I had only just become interested in politics, and was bored by the subject already. If no one could do anything differently from anyone else, when would I witness any of the great clashes that I had just started reading about in books?

Then came Reagan. He was apparently a fading actor, and a former Democrat who had for some years been making a living out of pro-capitalist and anti-communist speeches for various institutions which were that way inclined. He then made a stirring television speech in support of the hopeless Goldwater candidacy in 1964. Immediately afterwards, some southern Californian multimillionaires paid for him to run for governor. The Democrat incumbent, Pat Brown, patronised him. Reagan won overwhelmingly. This was interesting.

Pieces began appearing in the broadsheet British press warning against this dangerous man. That made him even more interesting. Neither I, nor the British broadsheet press, was to know that in truth, as governor, he had not done anything particularly right-wing. He had staged a quarrel with the Californian universities for letting New Left students run riot about Vietnam, But the welfare budget was just as big as ever. He talked rightwing. He did not do right-wing. This was to be the pattern of his career and the explanation for his success. He was good at stringing right-wingers along.

In 1969, he came to London to address the Institute of Directors in the Albert Hall. I hurried there in my capacity as a London reporter for a northern English daily. He had come to elective office late, and must already have been nearly 60. He looked 40. Magnificently, he assured the assembled directors that they were entrepreneurs yearning to breathe free if only government would throw off their shackles of regulation and punitive taxation. Most of them were doing perfectly well out of the Wilsonian, soon to be Heathian, corporate state, in league with the unions. But Reagan seemed somehow to make them wish that a more heroic destiny was possible for them.

I next set eyes on him about ten years later when he came to Europe in an effort to establish 'foreign policy credentials', having decided to contest the Republican nomination against President Carter. I was one of a group of Tory journalists invited to have breakfast with him at his hotel. He was late. Mr Bill (now Lord) Deedes complained in my ear that he could well go off this governor fellow because he (Lord Deedes) was not a man who liked being kept waiting for his brekker; my own sentiments entirely.

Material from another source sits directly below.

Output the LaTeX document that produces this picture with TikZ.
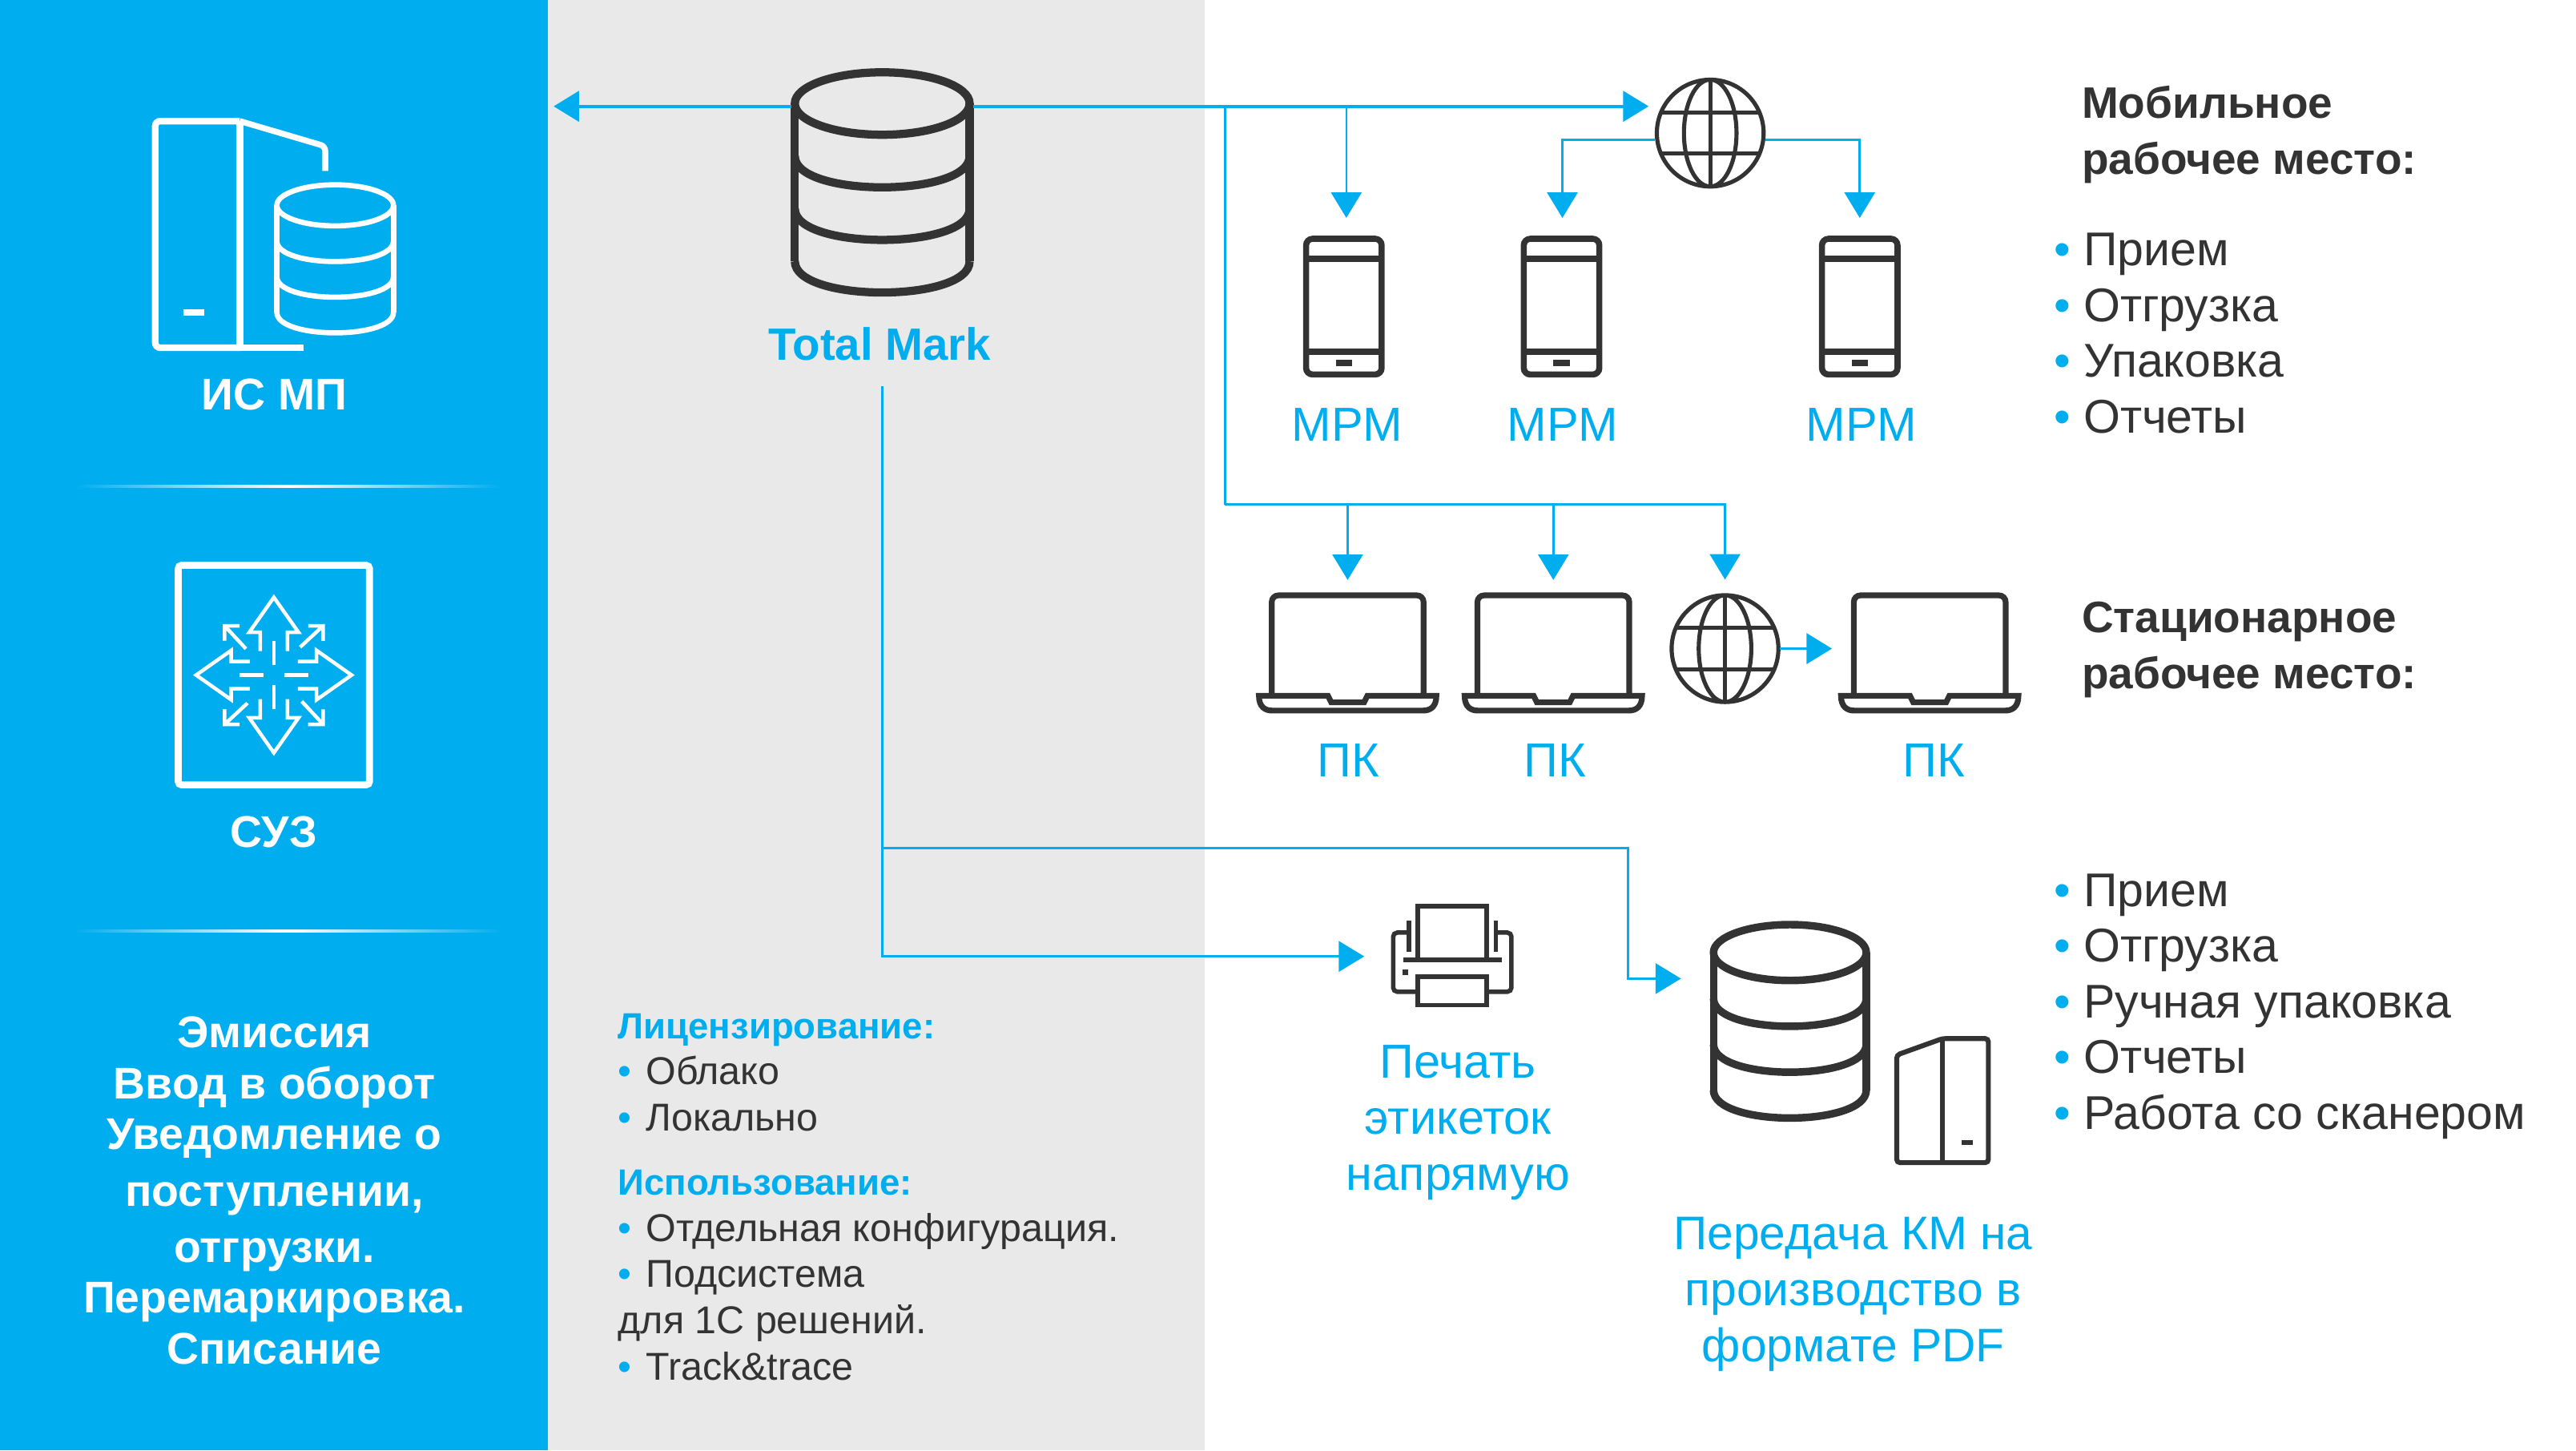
\documentclass[tikz,border=0pt]{standalone}
\usepackage{fontspec}
\setmainfont{Liberation Sans}
\usetikzlibrary{positioning, calc}
\usetikzlibrary{arrows.meta}
\newcommand{\dotitem}[2][18pt]{\makebox[#1][l]{\textcolor{tmblue}{\textbullet}}#2}
\newcommand{\smallhead}[1]{\textcolor{tmblue}{\bfseries\fontsize{22.2}{28}\selectfont #1}}

\begin{document}
\begin{tikzpicture}
    [x=1pt, y=-1pt,
    post/.style={-{Triangle[length=15.5pt,width=18.5pt]},draw=tmblue,line width=1.3pt,shorten >=#1},
    post/.default=0pt,
    busline/.style={line width=1.8pt},
    iconbox/.style={rectangle,inner sep=0pt,outer sep=0pt},
    lbl/.style={inner sep=0pt,align=center,text=tmblue,font=\fontsize{29}{34}\selectfont},
    panellbl/.style={inner sep=0pt,align=center,text=white,font=\bfseries\fontsize{27}{31}\selectfont},
    headtext/.style={inner sep=0pt,align=left,anchor=north west,text=tmdark,font=\bfseries\fontsize{26.8}{34}\selectfont},
    listtext/.style={inner sep=0pt,align=left,anchor=north west,text=tmdark,font=\fontsize{28.8}{33.9}\selectfont},
    smalltext/.style={inner sep=0pt,align=left,anchor=north west,text=tmdark,font=\fontsize{23.6}{28.1}\selectfont},
    glow/.style={left color=tmblue,right color=tmblue,middle color=white},
    pics/dbstack/.style args={#1/#2/#3/#4/#5}{code={
        \pgfmathsetmacro{\topy}{-1.5*#3}
        \draw[line width=#4,draw=#5] (0,\topy) ellipse (#1pt and #2pt);
        \draw[line width=#4,draw=#5] (-#1,\topy) -- (-#1,\topy+3*#3) (#1,\topy) -- (#1,\topy+3*#3);
        \foreach \k in {1,2,3} {
            \draw[line width=#4,draw=#5] (-#1,\topy+\k*#3) .. controls (-#1,\topy+\k*#3+1.333*#2) and (#1,\topy+\k*#3+1.333*#2) .. (#1,\topy+\k*#3);
        }
    }},
    pics/phone/.style={code={
        \draw[line width=3.7pt,draw=tmdark,rounded corners=4pt] (-23,-41.3) rectangle (23,41.3);
        \draw[line width=3.7pt,draw=tmdark] (-23,-29) -- (23,-29) (-23,27.4) -- (23,27.4) (-5,34.4) -- (5,34.4);
    }},
    pics/laptop/.style={code={
        \draw[line width=3.5pt,draw=tmdark,rounded corners=4pt] (-46.2,26) -- (-46.2,-35.1) -- (46.2,-35.1) -- (46.2,26);
        \draw[line width=3.5pt,draw=tmdark] (-54,26) -- (-12,26) -- (-10,30) -- (10,30) -- (12,26) -- (54,26) .. controls (54,33) and (50,35) .. (46,35) -- (-46,35) .. controls (-50,35) and (-54,33) .. (-54,26) -- cycle;
    }},
    pics/globe/.style={code={
        \draw[line width=2.5pt,draw=tmdark] (0,0) circle (32.5pt) (0,0) ellipse (16pt and 32.5pt);
        \draw[line width=2.5pt,draw=tmdark] (0,-32.5) -- (0,32.5) (-30,-12.5) -- (30,-12.5) (-30,12.5) -- (30,12.5);
    }},
    pics/printer/.style={code={
        \draw[line width=2.7pt,draw=tmdark,rounded corners=2.5pt] (-26,-14.5) -- (-36,-14.5) -- (-36,21.5) -- (-21,21.5);
        \draw[line width=2.7pt,draw=tmdark,rounded corners=2.5pt] (26,-14.5) -- (36,-14.5) -- (36,21.5) -- (21,21.5);
        \draw[line width=2.7pt,draw=tmdark] (-26.4,-21.6) -- (-26.4,-2.7) (26.4,-21.6) -- (26.4,-2.7);
        \draw[line width=2.7pt,draw=tmdark] (-21,1) -- (-21,-30.7) -- (21,-30.7) -- (21,1);
        \draw[line width=3.2pt,draw=tmdark] (-30,2.1) -- (30,2.1) (-28.5,8) -- (-28.5,11.4);
        \draw[line width=2.7pt,draw=tmdark] (-21,12.4) rectangle (21,29.7);
    }},
    pics/suzstar/.style={code={
        \foreach \a in {0,90,180,270} {
            \begin{scope}[rotate=\a,line width=2.2pt,draw=white]
                \draw (-8.3,-14.6) -- (-8.3,-26) -- (-15,-26) -- (0,-47.3) -- (15,-26) -- (8.3,-26) -- (8.3,-14.6);
                \draw (0,-20.8) -- (0,-6.2);
                \draw (20.9,-30) -- (30,-30) -- (30,-20.8) (30,-30) -- (16,-17);
            \end{scope}
        }
    }}]
    \definecolor{tmblue}{RGB}{0,173,239};
    \definecolor{tmgray}{RGB}{233,233,233};
    \definecolor{tmdark}{RGB}{51,51,51};
    \useasboundingbox (0,0) rectangle (1568,882.5);
    \fill[tmblue] (0,0) rectangle (333.5,882.5);
    \fill[tmgray] (333.5,0) rectangle (733.5,882.5);
    \shade[glow] (46,295) rectangle (305,296.6);
    \shade[glow] (45,565.8) rectangle (305,567.4);

    \node [iconbox,minimum width=111,minimum height=138] (tmdb) at (537,111) {};
    \node [iconbox,minimum width=49,minimum height=86] (phoneA) at (818,186.6) {};
    \node [iconbox,minimum width=49,minimum height=86] (phoneB) at (950.5,186.6) {};
    \node [iconbox,minimum width=49,minimum height=86] (phoneC) at (1132,186.6) {};
    \node [iconbox,minimum width=67,minimum height=67] (globeA) at (1041,81) {};
    \node [iconbox,minimum width=67,minimum height=68] (globeB) at (1050,394.7) {};
    \node [iconbox,minimum width=111,minimum height=73] (laptopA) at (820.3,397.4) {};
    \node [iconbox,minimum width=111,minimum height=73] (laptopB) at (945.5,397.4) {};
    \node [iconbox,minimum width=111,minimum height=73] (laptopC) at (1174.6,397.4) {};
    \node [iconbox,minimum width=74,minimum height=61] (printer) at (884,582) {};
    \node [iconbox,minimum width=96.6,minimum height=120] (dbout) at (1089.5,621.5) {};
    \node [iconbox,draw=white,line width=4.2pt,rounded corners=2pt,minimum width=116.4,minimum height=133.6] (suz) at (166.7,410.8) {};

    \pic at (tmdb) {dbstack=53.2/19/32/5pt/tmdark};
    \pic at (phoneA) {phone};
    \pic at (phoneB) {phone};
    \pic at (phoneC) {phone};
    \pic at (globeA) {globe};
    \pic at (globeB) {globe};
    \pic at (laptopA) {laptop};
    \pic at (laptopB) {laptop};
    \pic at (laptopC) {laptop};
    \pic at (printer) {printer};
    \pic at (dbout) {dbstack=46.5/17/27.9/4.6pt/tmdark};
    \pic at (suz) {suzstar};

    \draw[draw=white,line width=4pt,rounded corners=3pt] (146,73.7) -- (94.5,73.7) -- (94.5,211.6) -- (146,211.6);
    \draw[draw=white,line width=4pt] (146,211.6) -- (184.6,211.6) (146,73.7) -- (146,211.6) (111.5,190) -- (124.5,190);
    \draw[draw=white,line width=3.6pt,rounded corners=3pt] (146,73.7) -- (198,89) -- (198,104);
    \node [iconbox,minimum width=73,minimum height=91] (dbsmall) at (204,157.5) {};
    \pic at (dbsmall) {dbstack=35.5/12.5/21.7/3.2pt/white};
    \draw[draw=tmdark,line width=3pt,rounded corners=2pt] (1182.4,632) -- (1154.5,642) -- (1154.5,707.5) -- (1210.3,707.5) -- (1210.3,632) -- cycle;
    \draw[draw=tmdark,line width=3pt] (1182.4,632) -- (1182.4,707.5) (1194,695.3) -- (1201,695.3);

    \node [panellbl,anchor=north] (ismplabel) at (167,230.5) {ИС МП};
    \node [panellbl,below=19pt of suz] (suzlabel) {СУЗ};
    \node [panellbl,anchor=north] (taskslabel) at (167,618.5) {Эмиссия\\Ввод в оборот\\Уведомление о\\[3.5pt]поступлении,\\[3pt]отгрузки.\\Перемаркировка.\\Списание};
    \node [lbl,font=\bfseries\fontsize{27.5}{34}\selectfont,below=19pt of tmdb,xshift=-1.5pt] (tmlabel) {Total Mark};
    \node [lbl,below=18.5pt of phoneA,xshift=2pt] (mpmA) {МРМ};
    \node [lbl,below=18.5pt of phoneB,xshift=.5pt] (mpmB) {МРМ};
    \node [lbl,below=18.5pt of phoneC,xshift=1pt] (mpmC) {МРМ};
    \node [lbl,below=18.5pt of laptopA,xshift=.5pt] (pcA) {ПК};
    \node [lbl,below=18.5pt of laptopB,xshift=1pt] (pcB) {ПК};
    \node [lbl,below=18.5pt of laptopC,xshift=2.5pt] (pcC) {ПК};
    \node [lbl,below=23.5pt of printer,xshift=3.5pt] (printlabel) {Печать\\этикеток\\напрямую};
    \node [lbl,font=\fontsize{28.6}{34}\selectfont,anchor=north] (pdflabel) at (1128,740.5) {Передача КМ на\\производство в\\формате PDF};

    \node [headtext] (mobilehead) at (1267,52) {Мобильное\\рабочее место:};
    \node [listtext] (mobilelist) at (1250,141.8) {\dotitem{Прием}\\\dotitem{Отгрузка}\\\dotitem{Упаковка}\\\dotitem{Отчеты}};
    \node [headtext] (deskhead) at (1267,366) {Стационарное\\рабочее место:};
    \node [listtext] (desklist) at (1250,531.5) {\dotitem{Прием}\\\dotitem{Отгрузка}\\\dotitem{Ручная упаковка}\\\dotitem{Отчеты}\\\dotitem{Работа со сканером}};
    \node [smalltext] (licence) at (376,616.5) {\smallhead{Лицензирование:}\\\dotitem[17pt]{Облако}\\\dotitem[17pt]{Локально}\\[11pt]\smallhead{Использование:}\\\dotitem[17pt]{Отдельная конфигурация.}\\\dotitem[17pt]{Подсистема}\\для 1С решений.\\\dotitem[17pt]{Track\&trace}};

    \coordinate (bus) at (745.7,64.7);
    \coordinate (bar) at (745.7,307);
    \coordinate (gate) at (337,64.7);
    \coordinate (trunk) at (537,235);
    \coordinate (kmbend) at (991,516);

    \draw[post,busline] (tmdb.north west |- bus) -- (gate);
    \draw[post=4pt,busline] (tmdb.north east |- bus) -- (globeA.west |- bus);
    \draw[post=11pt] ([xshift=1.5pt]phoneA.north |- bus) -- ([xshift=1.5pt]phoneA.north);
    \draw[post=11pt] ([yshift=-4pt]globeA.west) -| ([xshift=.5pt]phoneB.north);
    \draw[post=11pt] ([yshift=-4pt]globeA.east) -| (phoneC.north);
    \draw[draw=tmblue,line width=1.4pt] (bus) -- (bar);
    \draw[post=8pt] (bar) -| (globeB.north);
    \draw[post=8pt] (laptopA.north |- bar) -- (laptopA.north);
    \draw[post=8pt] (laptopB.north |- bar) -- (laptopB.north);
    \draw[post=4pt,busline] (globeB.east) -- (laptopC.west |- globeB.east);
    \draw[post=16.6pt] (trunk) |- (printer.west);
    \draw[post=18pt] (trunk |- kmbend) -- (kmbend) |- ([yshift=26pt]dbout.west);
\end{tikzpicture}
\end{document}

The governor arrived after about an hour. More importantly, so did the brekker. A young man from the Institute of Economic Affairs (IEA) — the first and greatest of the London free-market think tanks — asked the first question. Could the governor explain how he had privatised garbage collection in California? A Reagan aide took it upon himself to answer: 'The governor began with a pilot scheme in Santa Barbara.'

Reagan intervened: `No, it was Santa Monica.' The aide corrected himself: 'Excuse me, Governor, you're right. We had some problem with the bigger trash bins we needed, and we got on top of that at our next pilot in Laguna Beach.'

The governor: 'No, we only got on top of the bigger trash bins once we tried them out in Palo Alto. Then we went statewide with the whole programme. That was the year we changed those road signs from steel to rubber, figuring that we'd rather have the signs crushed than the motorists hitting them get killed. It sure cut down on fatals.'

Who said this man had no grasp of detail? The IEA stalwart pressed for further and better particulars on that garbage. As a result, we touched only briefly on the Soviet threat.

My next sighting of him in the flesh was when reporting the New Hampshire Republican primary for the first time, in 1980. He had just lost the Iowa caucus to George Bush Sr. Most of us thought that he was too old now (69) and that Bush would win the nomination. But I and a couple of other British reporters still thought that it would be more fun first to follow Reagan. We asked one of his staff where the governor was campaigning that day. The reply was 'Berlin'. This worried my compatriots. No wonder ,his campaign had gone wrong. But I remembered Theodore H. White, the first journalist to evoke the New Hampshire primary, in his book on the 1960 Kennedy campaign. I knew that in the south of the state, where it was, the towns have names like, speaking from memory, Bedford and Plymouth; but in the north, Hanover and Berlin. We drove north through beautiful snow. `Could you tell us the way to Berlin?' we frequently stopped to ask. No one knew where it was. Eventually, a policeman asked us to write it down. 'You mean, Buuurin,' he said. Soon we saw the sign: 'Berlin'. We just had not known how to pronounce it.

We found the governor walking down the main street. It was all but deserted. He heard us talking behind him. In lieu of anyone else to talk to, he turned around: 'Am I right in thinking that you guys are from England?'

'Yes, Governor Reagan,' I replied. (Though no longer a governor, American political etiquette dictates that he still be thus addressed.) He put his hand on my shoulder, and sighed, 'My films were never really big in England. Something about that innate English good taste.'

Me: 'No, no, Governor. I saw one only last evening on late-night New Hampshire television.'

He sighed again, and in that husky voice confided, 'I know. I know. My opponents will stop at nothing.' Then he nudged me with his elbow and inquired, `D'you think I should demand from the television company the right to reply?'

As he himself said of the soldiers who stormed Omaha beach, 'Where do we find such men?'

But he was not what the liberal intelligentsia claims he was, and I hope to say why in another column, and to show that he bore no resemblance to today's President. President Reagan used the neoconservatives to his advantage. President Bush has been used by them — perhaps to his ruin.